--- GIVEN PROBLEM ---
Drop the images; return everything else in the listing below exactly.
____________
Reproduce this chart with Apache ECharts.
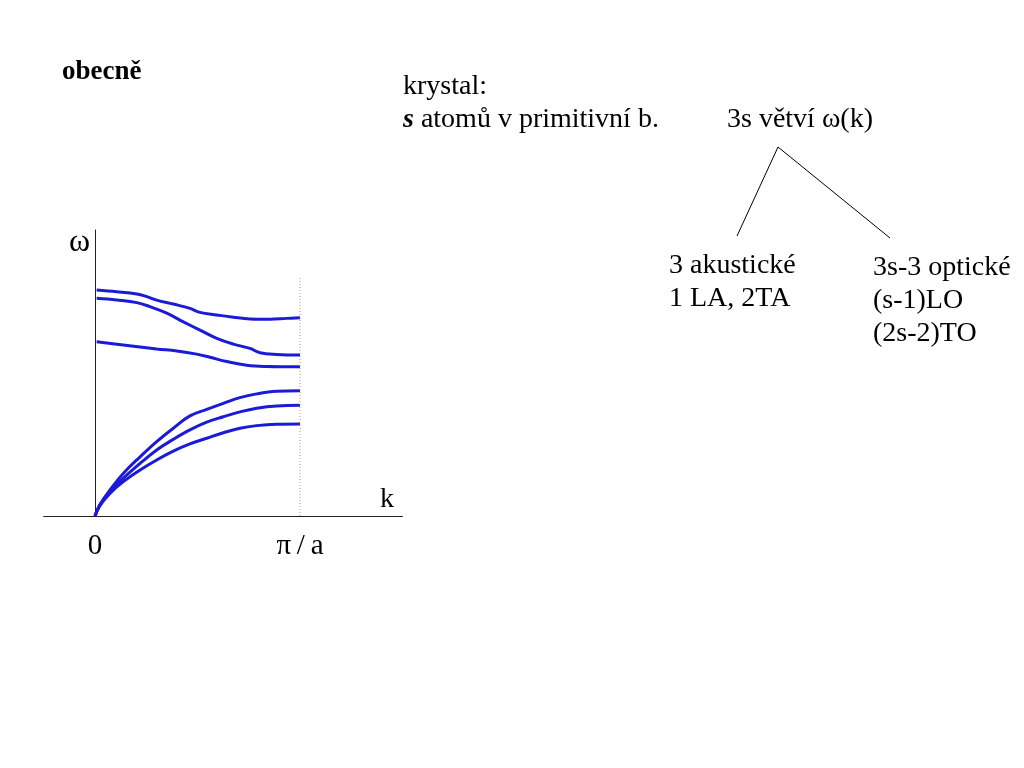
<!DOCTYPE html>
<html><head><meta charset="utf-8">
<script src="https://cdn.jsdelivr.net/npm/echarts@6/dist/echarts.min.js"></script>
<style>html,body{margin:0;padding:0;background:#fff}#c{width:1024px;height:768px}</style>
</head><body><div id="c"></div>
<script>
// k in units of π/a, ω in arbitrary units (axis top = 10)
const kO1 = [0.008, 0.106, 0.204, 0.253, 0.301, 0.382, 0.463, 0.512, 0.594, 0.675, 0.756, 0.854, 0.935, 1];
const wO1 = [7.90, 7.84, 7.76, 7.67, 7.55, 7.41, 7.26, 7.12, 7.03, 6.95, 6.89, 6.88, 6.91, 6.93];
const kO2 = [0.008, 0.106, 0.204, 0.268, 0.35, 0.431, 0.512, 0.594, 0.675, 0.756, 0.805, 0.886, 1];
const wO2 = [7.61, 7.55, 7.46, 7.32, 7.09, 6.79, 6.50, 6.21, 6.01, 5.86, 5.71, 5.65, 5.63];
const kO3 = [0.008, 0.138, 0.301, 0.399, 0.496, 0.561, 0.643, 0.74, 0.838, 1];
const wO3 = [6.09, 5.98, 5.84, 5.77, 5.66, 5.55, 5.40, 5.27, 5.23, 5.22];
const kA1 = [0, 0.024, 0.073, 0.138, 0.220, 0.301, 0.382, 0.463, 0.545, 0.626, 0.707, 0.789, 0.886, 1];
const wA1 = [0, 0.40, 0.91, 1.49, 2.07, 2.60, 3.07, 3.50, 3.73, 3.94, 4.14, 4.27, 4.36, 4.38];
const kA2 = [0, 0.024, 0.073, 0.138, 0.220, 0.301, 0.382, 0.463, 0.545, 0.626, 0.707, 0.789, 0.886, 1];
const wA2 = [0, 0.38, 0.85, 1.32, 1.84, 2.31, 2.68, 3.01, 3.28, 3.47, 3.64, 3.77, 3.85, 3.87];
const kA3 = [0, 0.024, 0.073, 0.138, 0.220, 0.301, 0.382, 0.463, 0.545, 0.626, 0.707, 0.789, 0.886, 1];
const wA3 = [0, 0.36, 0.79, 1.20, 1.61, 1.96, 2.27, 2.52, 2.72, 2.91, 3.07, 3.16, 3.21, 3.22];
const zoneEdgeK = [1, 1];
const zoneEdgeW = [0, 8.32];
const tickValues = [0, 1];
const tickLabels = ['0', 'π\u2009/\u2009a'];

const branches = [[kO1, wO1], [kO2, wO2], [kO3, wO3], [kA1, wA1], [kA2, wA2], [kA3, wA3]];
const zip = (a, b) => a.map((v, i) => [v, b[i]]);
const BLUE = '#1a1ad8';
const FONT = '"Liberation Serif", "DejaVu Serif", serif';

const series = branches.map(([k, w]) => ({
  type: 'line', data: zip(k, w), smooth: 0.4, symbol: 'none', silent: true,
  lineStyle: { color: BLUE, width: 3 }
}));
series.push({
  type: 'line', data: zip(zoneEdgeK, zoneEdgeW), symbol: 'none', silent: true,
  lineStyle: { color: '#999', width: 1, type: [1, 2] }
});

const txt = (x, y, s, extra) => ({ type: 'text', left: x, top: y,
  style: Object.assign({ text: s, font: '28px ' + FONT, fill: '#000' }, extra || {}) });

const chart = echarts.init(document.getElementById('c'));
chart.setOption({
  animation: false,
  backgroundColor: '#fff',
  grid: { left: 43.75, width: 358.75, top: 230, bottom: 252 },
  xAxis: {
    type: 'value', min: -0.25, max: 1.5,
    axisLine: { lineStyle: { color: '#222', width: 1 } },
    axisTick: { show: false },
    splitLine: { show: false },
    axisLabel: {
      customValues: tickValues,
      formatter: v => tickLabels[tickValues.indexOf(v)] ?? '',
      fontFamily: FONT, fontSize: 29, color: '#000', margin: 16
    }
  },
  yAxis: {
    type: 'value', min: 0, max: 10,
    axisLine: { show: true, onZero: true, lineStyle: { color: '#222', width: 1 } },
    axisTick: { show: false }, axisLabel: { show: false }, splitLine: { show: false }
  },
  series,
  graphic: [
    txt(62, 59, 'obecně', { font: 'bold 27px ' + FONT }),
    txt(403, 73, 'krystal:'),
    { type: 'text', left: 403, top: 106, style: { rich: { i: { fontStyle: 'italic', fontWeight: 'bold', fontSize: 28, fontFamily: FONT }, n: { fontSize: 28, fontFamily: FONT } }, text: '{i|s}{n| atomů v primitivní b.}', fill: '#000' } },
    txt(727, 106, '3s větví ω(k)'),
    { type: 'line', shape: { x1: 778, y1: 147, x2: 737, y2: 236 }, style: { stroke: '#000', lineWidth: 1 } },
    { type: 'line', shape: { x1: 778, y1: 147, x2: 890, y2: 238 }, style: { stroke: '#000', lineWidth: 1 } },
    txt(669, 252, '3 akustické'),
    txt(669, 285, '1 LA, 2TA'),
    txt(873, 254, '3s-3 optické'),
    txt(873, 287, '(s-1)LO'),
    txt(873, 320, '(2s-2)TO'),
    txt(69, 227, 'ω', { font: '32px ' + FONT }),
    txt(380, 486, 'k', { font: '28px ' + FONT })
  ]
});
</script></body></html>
____________
--- FINISHED EXERCISE ---
Reproduce this chart with Apache ECharts.
<!DOCTYPE html>
<html><head><meta charset="utf-8">
<script src="https://cdn.jsdelivr.net/npm/echarts@6/dist/echarts.min.js"></script>
<style>html,body{margin:0;padding:0;background:#fff}#c{width:1024px;height:768px}</style>
</head><body><div id="c"></div>
<script>
// k in units of π/a, ω in arbitrary units (axis top = 10)
const kO1 = [0.008, 0.106, 0.204, 0.253, 0.301, 0.382, 0.463, 0.512, 0.594, 0.675, 0.756, 0.854, 0.935, 1];
const wO1 = [7.90, 7.84, 7.76, 7.67, 7.55, 7.41, 7.26, 7.12, 7.03, 6.95, 6.89, 6.88, 6.91, 6.93];
const kO2 = [0.008, 0.106, 0.204, 0.268, 0.35, 0.431, 0.512, 0.594, 0.675, 0.756, 0.805, 0.886, 1];
const wO2 = [7.61, 7.55, 7.46, 7.32, 7.09, 6.79, 6.50, 6.21, 6.01, 5.86, 5.71, 5.65, 5.63];
const kO3 = [0.008, 0.138, 0.301, 0.399, 0.496, 0.561, 0.643, 0.74, 0.838, 1];
const wO3 = [6.09, 5.98, 5.84, 5.77, 5.66, 5.55, 5.40, 5.27, 5.23, 5.22];
const kA1 = [0, 0.024, 0.073, 0.138, 0.220, 0.301, 0.382, 0.463, 0.545, 0.626, 0.707, 0.789, 0.886, 1];
const wA1 = [0, 0.40, 0.91, 1.49, 2.07, 2.60, 3.07, 3.50, 3.73, 3.94, 4.14, 4.27, 4.36, 4.38];
const kA2 = [0, 0.024, 0.073, 0.138, 0.220, 0.301, 0.382, 0.463, 0.545, 0.626, 0.707, 0.789, 0.886, 1];
const wA2 = [0, 0.38, 0.85, 1.32, 1.84, 2.31, 2.68, 3.01, 3.28, 3.47, 3.64, 3.77, 3.85, 3.87];
const kA3 = [0, 0.024, 0.073, 0.138, 0.220, 0.301, 0.382, 0.463, 0.545, 0.626, 0.707, 0.789, 0.886, 1];
const wA3 = [0, 0.36, 0.79, 1.20, 1.61, 1.96, 2.27, 2.52, 2.72, 2.91, 3.07, 3.16, 3.21, 3.22];
const zoneEdgeK = [1, 1];
const zoneEdgeW = [0, 8.32];
const tickValues = [0, 1];
const tickLabels = ['0', 'π\u2009/\u2009a'];

const branches = [[kO1, wO1], [kO2, wO2], [kO3, wO3], [kA1, wA1], [kA2, wA2], [kA3, wA3]];
const zip = (a, b) => a.map((v, i) => [v, b[i]]);
const BLUE = '#1a1ad8';
const FONT = '"Liberation Serif", "DejaVu Serif", serif';

const series = branches.map(([k, w]) => ({
  type: 'line', data: zip(k, w), smooth: 0.4, symbol: 'none', silent: true,
  lineStyle: { color: BLUE, width: 3 }
}));
series.push({
  type: 'line', data: zip(zoneEdgeK, zoneEdgeW), symbol: 'none', silent: true,
  lineStyle: { color: '#999', width: 1, type: [1, 2] }
});

const txt = (x, y, s, extra) => ({ type: 'text', left: x, top: y,
  style: Object.assign({ text: s, font: '28px ' + FONT, fill: '#000' }, extra || {}) });

const chart = echarts.init(document.getElementById('c'));
chart.setOption({
  animation: false,
  backgroundColor: '#fff',
  grid: { left: 43.75, width: 358.75, top: 230, bottom: 252 },
  xAxis: {
    type: 'value', min: -0.25, max: 1.5,
    axisLine: { lineStyle: { color: '#222', width: 1 } },
    axisTick: { show: false },
    splitLine: { show: false },
    axisLabel: {
      customValues: tickValues,
      formatter: v => tickLabels[tickValues.indexOf(v)] ?? '',
      fontFamily: FONT, fontSize: 29, color: '#000', margin: 16
    }
  },
  yAxis: {
    type: 'value', min: 0, max: 10,
    axisLine: { show: true, onZero: true, lineStyle: { color: '#222', width: 1 } },
    axisTick: { show: false }, axisLabel: { show: false }, splitLine: { show: false }
  },
  series,
  graphic: [
    txt(62, 59, 'obecně', { font: 'bold 27px ' + FONT }),
    txt(403, 73, 'krystal:'),
    { type: 'text', left: 403, top: 106, style: { rich: { i: { fontStyle: 'italic', fontWeight: 'bold', fontSize: 28, fontFamily: FONT }, n: { fontSize: 28, fontFamily: FONT } }, text: '{i|s}{n| atomů v primitivní b.}', fill: '#000' } },
    txt(727, 106, '3s větví ω(k)'),
    { type: 'line', shape: { x1: 778, y1: 147, x2: 737, y2: 236 }, style: { stroke: '#000', lineWidth: 1 } },
    { type: 'line', shape: { x1: 778, y1: 147, x2: 890, y2: 238 }, style: { stroke: '#000', lineWidth: 1 } },
    txt(669, 252, '3 akustické'),
    txt(669, 285, '1 LA, 2TA'),
    txt(873, 254, '3s-3 optické'),
    txt(873, 287, '(s-1)LO'),
    txt(873, 320, '(2s-2)TO'),
    txt(69, 227, 'ω', { font: '32px ' + FONT }),
    txt(380, 486, 'k', { font: '28px ' + FONT })
  ]
});
</script></body></html>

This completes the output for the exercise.